Cleaning mom’s flooded basement is not “caring for” mom under the FMLA, according to a Michigan federal district court. Because the three days of flood cleaning were not excused by the FMLA, the employer did not violate the FMLA by terminating plaintiff’s employment under its  absence policy, according to the court.

In Lane v. Pontiac Osteopathic Hospital, the plaintiff, who lived with his mother, had submitted an FMLA certification stating that his mother had diabetes, high blood pressure, weight loss and arthritis, and that he would need intermittent leave to provide her food and transport her to doctors’ appointments.  The company approved his leave request.
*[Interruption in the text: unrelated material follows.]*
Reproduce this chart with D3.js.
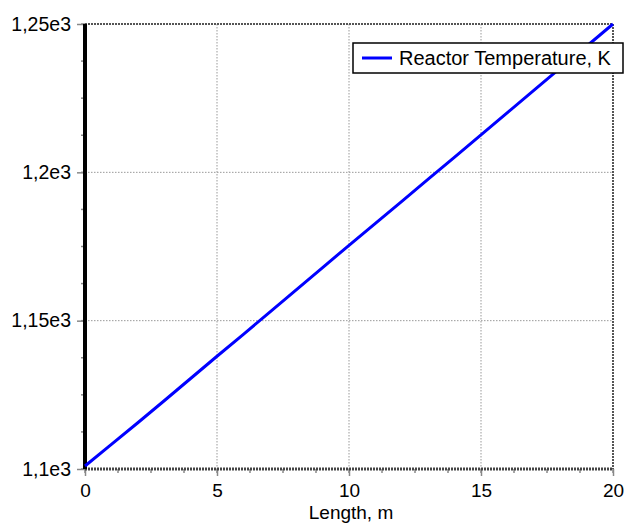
<!DOCTYPE html>
<html><head><meta charset="utf-8">
<script src="https://cdn.jsdelivr.net/npm/d3@7"></script>
<style>body{margin:0;background:#fff}svg{display:block}</style>
</head><body>
<svg id="c" width="625" height="527"></svg>
<script>
const lengths = [0,1,2,3,4,5,6,7,8,9,10,11,12,13,14,15,16,17,18,19,20];
const temps = [1101,1108.3,1115.6,1123,1130.5,1138,1145.4,1152.9,1160.4,1167.9,1175.4,1182.8,1190.2,1197.7,1205.1,1212.6,1220.1,1227.6,1235.1,1242.5,1250];
const xTicks = [0,5,10,15,20];
const xTickLabels = ["0","5","10","15","20"];
const yTicks = [1100,1150,1200,1250];
const yTickLabels = ["1,1e3","1,15e3","1,2e3","1,25e3"];
const seriesName = "Reactor Temperature, K";
const xTitle = "Length, m";

const svg = d3.select("#c");
const L=85,R=613,T=24,B=469;
const x = d3.scaleLinear().domain([0,20]).range([L,R]);
const y = d3.scaleLinear().domain([1100,1250]).range([B,T]);
const font = "'Liberation Sans', Arial, sans-serif";

// grid
const g = svg.append("g");
g.selectAll(".gx").data(xTicks.slice(1,-1)).enter().append("line")
 .attr("x1",d=>x(d)).attr("x2",d=>x(d)).attr("y1",T).attr("y2",B)
 .attr("stroke","#999").attr("stroke-width",1).attr("stroke-dasharray","1.5,1.5");
g.selectAll(".gy").data(yTicks.slice(1,-1)).enter().append("line")
 .attr("y1",d=>y(d)).attr("y2",d=>y(d)).attr("x1",L).attr("x2",R)
 .attr("stroke","#999").attr("stroke-width",1).attr("stroke-dasharray","1.5,1.5");
// top & right borders
g.append("line").attr("x1",L).attr("x2",R).attr("y1",T).attr("y2",T)
 .attr("stroke","#555").attr("stroke-width",2).attr("stroke-dasharray","2,1");
g.append("line").attr("x1",R).attr("x2",R).attr("y1",T).attr("y2",B)
 .attr("stroke","#555").attr("stroke-width",2).attr("stroke-dasharray","2,1");

// minor ticks
const xMinor = d3.range(0,20.01,1.25);
const yMinor = d3.range(1100,1250.01,12.5);
svg.append("g").selectAll("line").data(xMinor).enter().append("line")
 .attr("x1",d=>x(d)).attr("x2",d=>x(d)).attr("y1",B).attr("y2",B+4)
 .attr("stroke","#888").attr("stroke-width",1.5);
svg.append("g").selectAll("line").data(yMinor).enter().append("line")
 .attr("y1",d=>y(d)).attr("y2",d=>y(d)).attr("x1",L-4).attr("x2",L)
 .attr("stroke","#888").attr("stroke-width",1.5);

// axes
const xAxis = d3.axisBottom(x).tickValues(xTicks).tickFormat((d,i)=>xTickLabels[i]).tickSize(7).tickPadding(7.5);
const xa = svg.append("g").attr("transform",`translate(0,${B})`).call(xAxis);
xa.select(".domain").remove();
xa.selectAll(".tick line").attr("stroke","#888").attr("stroke-width",1.5);
xa.selectAll("text").attr("font-family",font).attr("font-size",19).attr("fill","#000");

const yAxis = d3.axisLeft(y).tickValues(yTicks).tickFormat((d,i)=>yTickLabels[i]).tickSize(8).tickPadding(6);
const ya = svg.append("g").attr("transform",`translate(${L},0)`).call(yAxis);
ya.select(".domain").remove();
ya.selectAll(".tick line").attr("stroke","#888").attr("stroke-width",1.5);
ya.selectAll("text").attr("font-family",font).attr("font-size",19.5).attr("fill","#000");

// bottom axis line (dotted dark)
svg.append("line").attr("x1",L).attr("x2",R).attr("y1",B).attr("y2",B)
 .attr("stroke","#444").attr("stroke-width",3).attr("stroke-dasharray","2,1");
// left axis thick black
svg.append("line").attr("x1",L).attr("x2",L).attr("y1",T).attr("y2",B)
 .attr("stroke","#000").attr("stroke-width",4);

// series
const line = d3.line().x((d,i)=>x(lengths[i])).y(d=>y(d));
svg.append("path").datum(temps).attr("d",line).attr("fill","none")
 .attr("stroke","#0000ff").attr("stroke-width",3);

// x title
svg.append("text").attr("x",(L+R)/2+2).attr("y",519).attr("text-anchor","middle")
 .attr("font-family",font).attr("font-size",19).text(xTitle);

// legend
const lg = svg.append("g");
lg.append("rect").attr("x",353).attr("y",43).attr("width",270).attr("height",30)
 .attr("fill","#fff").attr("stroke","#000").attr("stroke-width",1.5);
lg.append("line").attr("x1",362).attr("x2",392).attr("y1",58).attr("y2",58)
 .attr("stroke","#0000ff").attr("stroke-width",3);
lg.append("text").attr("x",399).attr("y",65).attr("font-family",font).attr("font-size",20)
 .text(seriesName);
</script>
</body></html>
During the period covered by the certification, the company discharged the plaintiff under its absence policy. The plaintiff claimed the three flood cleaning days should be excused because his mother had hepatitis and the stagnant water was a “breeding ground” for the disease.

The court rejected the plaintiff’s argument, noting that flood cleaning was not encompassed by his FMLA paperwork, that he had not established that the basement had to be “immediately cleaned for her basic medical, hygienic or safety needs and that he had to do it because she could not,” and that he did not establish that his mother’s hepatitis was in danger of being aggravated if he did not clean the basement immediately.      

This decision indicates that the definition of “caring for” under the FMLA is not unlimited, though many courts have interpreted the phrase so broadly that employers often do not even explore the “caring” activities, let alone challenge them. Of particular interest is that the court seems to suggest that the potential harm to the family member if the care is not provided immediately, and whether the family member can do the “caring” activity his/her self are factors to consider in evaluating whether a particular “caring” is protected by the FMLA.